**RAW DATA:**
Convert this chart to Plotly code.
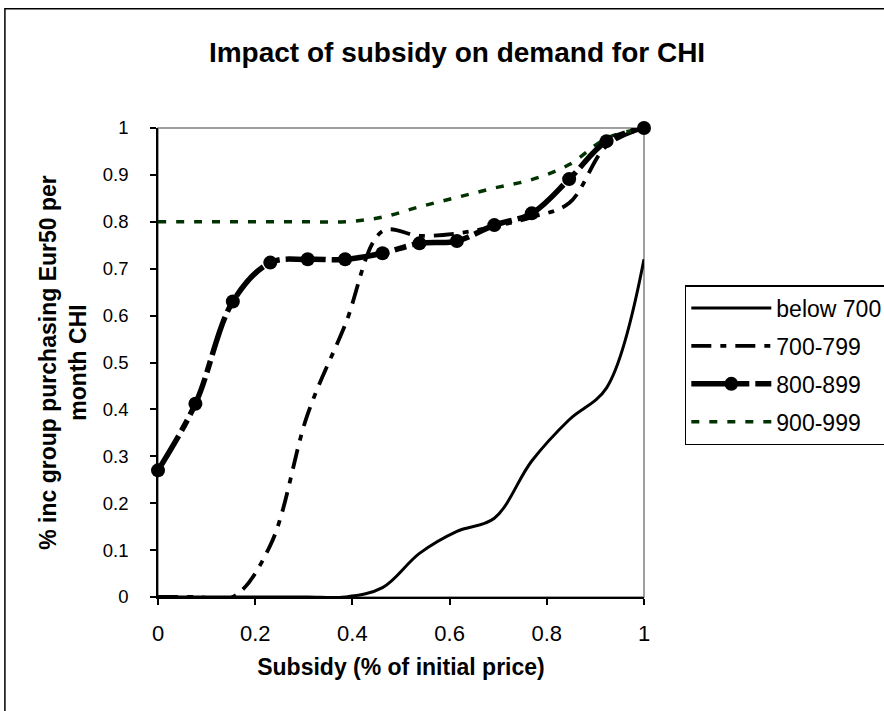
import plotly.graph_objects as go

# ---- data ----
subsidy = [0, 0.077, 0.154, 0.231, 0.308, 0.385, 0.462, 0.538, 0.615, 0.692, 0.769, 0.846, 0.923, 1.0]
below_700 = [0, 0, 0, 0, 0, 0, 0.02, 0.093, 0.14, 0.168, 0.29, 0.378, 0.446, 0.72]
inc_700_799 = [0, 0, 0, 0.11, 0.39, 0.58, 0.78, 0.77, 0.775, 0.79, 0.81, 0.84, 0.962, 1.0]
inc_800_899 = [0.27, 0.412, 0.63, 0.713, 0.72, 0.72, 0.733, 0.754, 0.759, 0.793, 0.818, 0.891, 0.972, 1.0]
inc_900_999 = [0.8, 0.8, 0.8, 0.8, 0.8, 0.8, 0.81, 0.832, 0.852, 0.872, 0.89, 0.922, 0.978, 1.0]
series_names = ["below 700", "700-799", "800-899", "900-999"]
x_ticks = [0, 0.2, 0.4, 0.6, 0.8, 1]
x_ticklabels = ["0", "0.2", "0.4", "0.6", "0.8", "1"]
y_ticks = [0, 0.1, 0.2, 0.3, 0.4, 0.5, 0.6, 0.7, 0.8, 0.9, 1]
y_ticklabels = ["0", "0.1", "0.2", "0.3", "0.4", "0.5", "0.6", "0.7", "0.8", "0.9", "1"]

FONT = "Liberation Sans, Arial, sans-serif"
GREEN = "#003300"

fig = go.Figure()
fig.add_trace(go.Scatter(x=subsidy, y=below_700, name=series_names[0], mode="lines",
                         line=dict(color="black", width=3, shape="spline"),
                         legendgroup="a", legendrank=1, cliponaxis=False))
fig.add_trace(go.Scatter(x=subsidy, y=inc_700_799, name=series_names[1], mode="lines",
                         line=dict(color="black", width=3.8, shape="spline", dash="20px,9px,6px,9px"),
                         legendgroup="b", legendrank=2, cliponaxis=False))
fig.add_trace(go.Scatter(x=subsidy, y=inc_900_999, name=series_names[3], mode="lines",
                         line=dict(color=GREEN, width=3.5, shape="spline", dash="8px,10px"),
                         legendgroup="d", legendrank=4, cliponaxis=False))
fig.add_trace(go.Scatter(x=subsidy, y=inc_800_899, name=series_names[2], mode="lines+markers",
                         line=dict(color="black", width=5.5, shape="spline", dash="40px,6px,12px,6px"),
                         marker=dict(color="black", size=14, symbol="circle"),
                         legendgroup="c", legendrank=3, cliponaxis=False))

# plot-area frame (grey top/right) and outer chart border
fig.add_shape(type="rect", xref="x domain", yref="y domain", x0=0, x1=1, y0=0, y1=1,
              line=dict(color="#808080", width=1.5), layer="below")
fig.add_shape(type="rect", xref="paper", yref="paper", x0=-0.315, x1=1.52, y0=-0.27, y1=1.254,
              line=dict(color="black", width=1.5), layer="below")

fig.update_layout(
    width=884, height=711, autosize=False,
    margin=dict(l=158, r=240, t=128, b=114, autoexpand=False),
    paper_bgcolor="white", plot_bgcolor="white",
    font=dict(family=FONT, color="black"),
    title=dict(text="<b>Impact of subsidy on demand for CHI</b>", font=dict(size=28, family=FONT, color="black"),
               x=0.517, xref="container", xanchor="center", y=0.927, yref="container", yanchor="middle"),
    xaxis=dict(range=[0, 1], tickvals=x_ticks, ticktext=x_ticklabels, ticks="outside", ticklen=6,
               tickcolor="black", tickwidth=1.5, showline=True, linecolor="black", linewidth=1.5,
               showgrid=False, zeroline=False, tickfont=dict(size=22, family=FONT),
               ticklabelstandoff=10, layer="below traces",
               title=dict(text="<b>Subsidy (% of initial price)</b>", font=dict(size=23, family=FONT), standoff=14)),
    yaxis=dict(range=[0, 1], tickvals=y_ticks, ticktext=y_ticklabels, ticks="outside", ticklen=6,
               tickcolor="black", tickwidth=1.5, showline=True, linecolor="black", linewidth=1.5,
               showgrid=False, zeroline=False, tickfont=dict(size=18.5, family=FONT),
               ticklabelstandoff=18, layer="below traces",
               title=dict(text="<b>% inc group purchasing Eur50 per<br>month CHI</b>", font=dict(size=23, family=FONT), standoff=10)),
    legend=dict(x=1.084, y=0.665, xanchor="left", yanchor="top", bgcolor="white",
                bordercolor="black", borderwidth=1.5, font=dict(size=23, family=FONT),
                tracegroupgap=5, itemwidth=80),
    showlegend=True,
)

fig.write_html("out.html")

**WORK REQUIRED:** Return the listing above in full and without alteration, excluding its pictures.

**COMPLETE RESPONSE:**
Convert this chart to Plotly code.
import plotly.graph_objects as go

# ---- data ----
subsidy = [0, 0.077, 0.154, 0.231, 0.308, 0.385, 0.462, 0.538, 0.615, 0.692, 0.769, 0.846, 0.923, 1.0]
below_700 = [0, 0, 0, 0, 0, 0, 0.02, 0.093, 0.14, 0.168, 0.29, 0.378, 0.446, 0.72]
inc_700_799 = [0, 0, 0, 0.11, 0.39, 0.58, 0.78, 0.77, 0.775, 0.79, 0.81, 0.84, 0.962, 1.0]
inc_800_899 = [0.27, 0.412, 0.63, 0.713, 0.72, 0.72, 0.733, 0.754, 0.759, 0.793, 0.818, 0.891, 0.972, 1.0]
inc_900_999 = [0.8, 0.8, 0.8, 0.8, 0.8, 0.8, 0.81, 0.832, 0.852, 0.872, 0.89, 0.922, 0.978, 1.0]
series_names = ["below 700", "700-799", "800-899", "900-999"]
x_ticks = [0, 0.2, 0.4, 0.6, 0.8, 1]
x_ticklabels = ["0", "0.2", "0.4", "0.6", "0.8", "1"]
y_ticks = [0, 0.1, 0.2, 0.3, 0.4, 0.5, 0.6, 0.7, 0.8, 0.9, 1]
y_ticklabels = ["0", "0.1", "0.2", "0.3", "0.4", "0.5", "0.6", "0.7", "0.8", "0.9", "1"]

FONT = "Liberation Sans, Arial, sans-serif"
GREEN = "#003300"

fig = go.Figure()
fig.add_trace(go.Scatter(x=subsidy, y=below_700, name=series_names[0], mode="lines",
                         line=dict(color="black", width=3, shape="spline"),
                         legendgroup="a", legendrank=1, cliponaxis=False))
fig.add_trace(go.Scatter(x=subsidy, y=inc_700_799, name=series_names[1], mode="lines",
                         line=dict(color="black", width=3.8, shape="spline", dash="20px,9px,6px,9px"),
                         legendgroup="b", legendrank=2, cliponaxis=False))
fig.add_trace(go.Scatter(x=subsidy, y=inc_900_999, name=series_names[3], mode="lines",
                         line=dict(color=GREEN, width=3.5, shape="spline", dash="8px,10px"),
                         legendgroup="d", legendrank=4, cliponaxis=False))
fig.add_trace(go.Scatter(x=subsidy, y=inc_800_899, name=series_names[2], mode="lines+markers",
                         line=dict(color="black", width=5.5, shape="spline", dash="40px,6px,12px,6px"),
                         marker=dict(color="black", size=14, symbol="circle"),
                         legendgroup="c", legendrank=3, cliponaxis=False))

# plot-area frame (grey top/right) and outer chart border
fig.add_shape(type="rect", xref="x domain", yref="y domain", x0=0, x1=1, y0=0, y1=1,
              line=dict(color="#808080", width=1.5), layer="below")
fig.add_shape(type="rect", xref="paper", yref="paper", x0=-0.315, x1=1.52, y0=-0.27, y1=1.254,
              line=dict(color="black", width=1.5), layer="below")

fig.update_layout(
    width=884, height=711, autosize=False,
    margin=dict(l=158, r=240, t=128, b=114, autoexpand=False),
    paper_bgcolor="white", plot_bgcolor="white",
    font=dict(family=FONT, color="black"),
    title=dict(text="<b>Impact of subsidy on demand for CHI</b>", font=dict(size=28, family=FONT, color="black"),
               x=0.517, xref="container", xanchor="center", y=0.927, yref="container", yanchor="middle"),
    xaxis=dict(range=[0, 1], tickvals=x_ticks, ticktext=x_ticklabels, ticks="outside", ticklen=6,
               tickcolor="black", tickwidth=1.5, showline=True, linecolor="black", linewidth=1.5,
               showgrid=False, zeroline=False, tickfont=dict(size=22, family=FONT),
               ticklabelstandoff=10, layer="below traces",
               title=dict(text="<b>Subsidy (% of initial price)</b>", font=dict(size=23, family=FONT), standoff=14)),
    yaxis=dict(range=[0, 1], tickvals=y_ticks, ticktext=y_ticklabels, ticks="outside", ticklen=6,
               tickcolor="black", tickwidth=1.5, showline=True, linecolor="black", linewidth=1.5,
               showgrid=False, zeroline=False, tickfont=dict(size=18.5, family=FONT),
               ticklabelstandoff=18, layer="below traces",
               title=dict(text="<b>% inc group purchasing Eur50 per<br>month CHI</b>", font=dict(size=23, family=FONT), standoff=10)),
    legend=dict(x=1.084, y=0.665, xanchor="left", yanchor="top", bgcolor="white",
                bordercolor="black", borderwidth=1.5, font=dict(size=23, family=FONT),
                tracegroupgap=5, itemwidth=80),
    showlegend=True,
)

fig.write_html("out.html")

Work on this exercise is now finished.